■ Required task ■
All of the material below is to be restated word for word, apart from the pictures.

■ Dataset content ■
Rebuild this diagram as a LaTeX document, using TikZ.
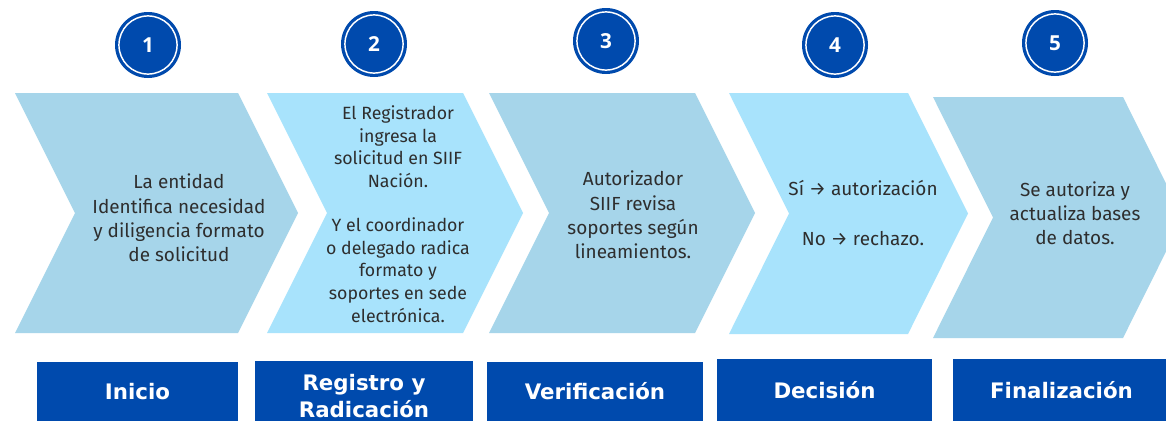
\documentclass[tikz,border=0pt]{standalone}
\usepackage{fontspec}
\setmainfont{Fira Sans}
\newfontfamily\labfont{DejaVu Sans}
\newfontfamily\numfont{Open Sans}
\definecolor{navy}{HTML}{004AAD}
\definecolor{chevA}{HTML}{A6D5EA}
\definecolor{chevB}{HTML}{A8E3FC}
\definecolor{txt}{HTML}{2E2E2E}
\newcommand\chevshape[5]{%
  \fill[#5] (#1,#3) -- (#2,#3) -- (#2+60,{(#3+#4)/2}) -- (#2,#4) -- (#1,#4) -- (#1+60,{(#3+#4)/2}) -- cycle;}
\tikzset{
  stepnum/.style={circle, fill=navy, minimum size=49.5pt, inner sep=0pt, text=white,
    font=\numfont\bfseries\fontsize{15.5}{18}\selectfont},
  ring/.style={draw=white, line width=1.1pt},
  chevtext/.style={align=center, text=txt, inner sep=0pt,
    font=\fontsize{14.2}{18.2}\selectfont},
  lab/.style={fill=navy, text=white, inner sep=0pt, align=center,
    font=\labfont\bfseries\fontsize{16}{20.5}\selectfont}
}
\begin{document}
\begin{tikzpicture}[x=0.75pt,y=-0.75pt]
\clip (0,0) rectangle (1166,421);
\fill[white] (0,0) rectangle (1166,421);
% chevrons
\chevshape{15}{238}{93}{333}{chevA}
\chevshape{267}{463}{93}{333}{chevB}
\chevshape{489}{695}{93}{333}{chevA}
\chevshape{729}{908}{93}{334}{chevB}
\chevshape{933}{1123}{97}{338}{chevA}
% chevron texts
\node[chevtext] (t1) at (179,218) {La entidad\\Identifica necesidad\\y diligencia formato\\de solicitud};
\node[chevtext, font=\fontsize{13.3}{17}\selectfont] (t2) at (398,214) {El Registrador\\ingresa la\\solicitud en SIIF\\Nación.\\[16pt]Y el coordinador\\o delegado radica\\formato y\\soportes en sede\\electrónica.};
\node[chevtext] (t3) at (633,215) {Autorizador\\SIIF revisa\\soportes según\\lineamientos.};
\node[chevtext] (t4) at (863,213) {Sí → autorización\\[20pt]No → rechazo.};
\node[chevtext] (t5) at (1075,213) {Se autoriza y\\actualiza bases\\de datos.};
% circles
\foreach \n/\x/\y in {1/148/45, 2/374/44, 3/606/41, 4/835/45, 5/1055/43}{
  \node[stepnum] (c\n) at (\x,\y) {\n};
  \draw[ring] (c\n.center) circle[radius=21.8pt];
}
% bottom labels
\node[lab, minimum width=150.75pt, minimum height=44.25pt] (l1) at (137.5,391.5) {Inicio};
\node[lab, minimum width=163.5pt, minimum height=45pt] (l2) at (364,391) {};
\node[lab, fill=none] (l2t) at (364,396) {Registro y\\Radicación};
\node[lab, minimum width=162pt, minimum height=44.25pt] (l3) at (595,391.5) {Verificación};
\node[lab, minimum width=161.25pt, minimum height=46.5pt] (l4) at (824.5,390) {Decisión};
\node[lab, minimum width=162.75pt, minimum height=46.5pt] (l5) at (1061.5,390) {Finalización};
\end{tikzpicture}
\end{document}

■ Task solution ■
Rebuild this diagram as a LaTeX document, using TikZ.
\documentclass[tikz,border=0pt]{standalone}
\usepackage{fontspec}
\setmainfont{Fira Sans}
\newfontfamily\labfont{DejaVu Sans}
\newfontfamily\numfont{Open Sans}
\definecolor{navy}{HTML}{004AAD}
\definecolor{chevA}{HTML}{A6D5EA}
\definecolor{chevB}{HTML}{A8E3FC}
\definecolor{txt}{HTML}{2E2E2E}
\newcommand\chevshape[5]{%
  \fill[#5] (#1,#3) -- (#2,#3) -- (#2+60,{(#3+#4)/2}) -- (#2,#4) -- (#1,#4) -- (#1+60,{(#3+#4)/2}) -- cycle;}
\tikzset{
  stepnum/.style={circle, fill=navy, minimum size=49.5pt, inner sep=0pt, text=white,
    font=\numfont\bfseries\fontsize{15.5}{18}\selectfont},
  ring/.style={draw=white, line width=1.1pt},
  chevtext/.style={align=center, text=txt, inner sep=0pt,
    font=\fontsize{14.2}{18.2}\selectfont},
  lab/.style={fill=navy, text=white, inner sep=0pt, align=center,
    font=\labfont\bfseries\fontsize{16}{20.5}\selectfont}
}
\begin{document}
\begin{tikzpicture}[x=0.75pt,y=-0.75pt]
\clip (0,0) rectangle (1166,421);
\fill[white] (0,0) rectangle (1166,421);
% chevrons
\chevshape{15}{238}{93}{333}{chevA}
\chevshape{267}{463}{93}{333}{chevB}
\chevshape{489}{695}{93}{333}{chevA}
\chevshape{729}{908}{93}{334}{chevB}
\chevshape{933}{1123}{97}{338}{chevA}
% chevron texts
\node[chevtext] (t1) at (179,218) {La entidad\\Identifica necesidad\\y diligencia formato\\de solicitud};
\node[chevtext, font=\fontsize{13.3}{17}\selectfont] (t2) at (398,214) {El Registrador\\ingresa la\\solicitud en SIIF\\Nación.\\[16pt]Y el coordinador\\o delegado radica\\formato y\\soportes en sede\\electrónica.};
\node[chevtext] (t3) at (633,215) {Autorizador\\SIIF revisa\\soportes según\\lineamientos.};
\node[chevtext] (t4) at (863,213) {Sí → autorización\\[20pt]No → rechazo.};
\node[chevtext] (t5) at (1075,213) {Se autoriza y\\actualiza bases\\de datos.};
% circles
\foreach \n/\x/\y in {1/148/45, 2/374/44, 3/606/41, 4/835/45, 5/1055/43}{
  \node[stepnum] (c\n) at (\x,\y) {\n};
  \draw[ring] (c\n.center) circle[radius=21.8pt];
}
% bottom labels
\node[lab, minimum width=150.75pt, minimum height=44.25pt] (l1) at (137.5,391.5) {Inicio};
\node[lab, minimum width=163.5pt, minimum height=45pt] (l2) at (364,391) {};
\node[lab, fill=none] (l2t) at (364,396) {Registro y\\Radicación};
\node[lab, minimum width=162pt, minimum height=44.25pt] (l3) at (595,391.5) {Verificación};
\node[lab, minimum width=161.25pt, minimum height=46.5pt] (l4) at (824.5,390) {Decisión};
\node[lab, minimum width=162.75pt, minimum height=46.5pt] (l5) at (1061.5,390) {Finalización};
\end{tikzpicture}
\end{document}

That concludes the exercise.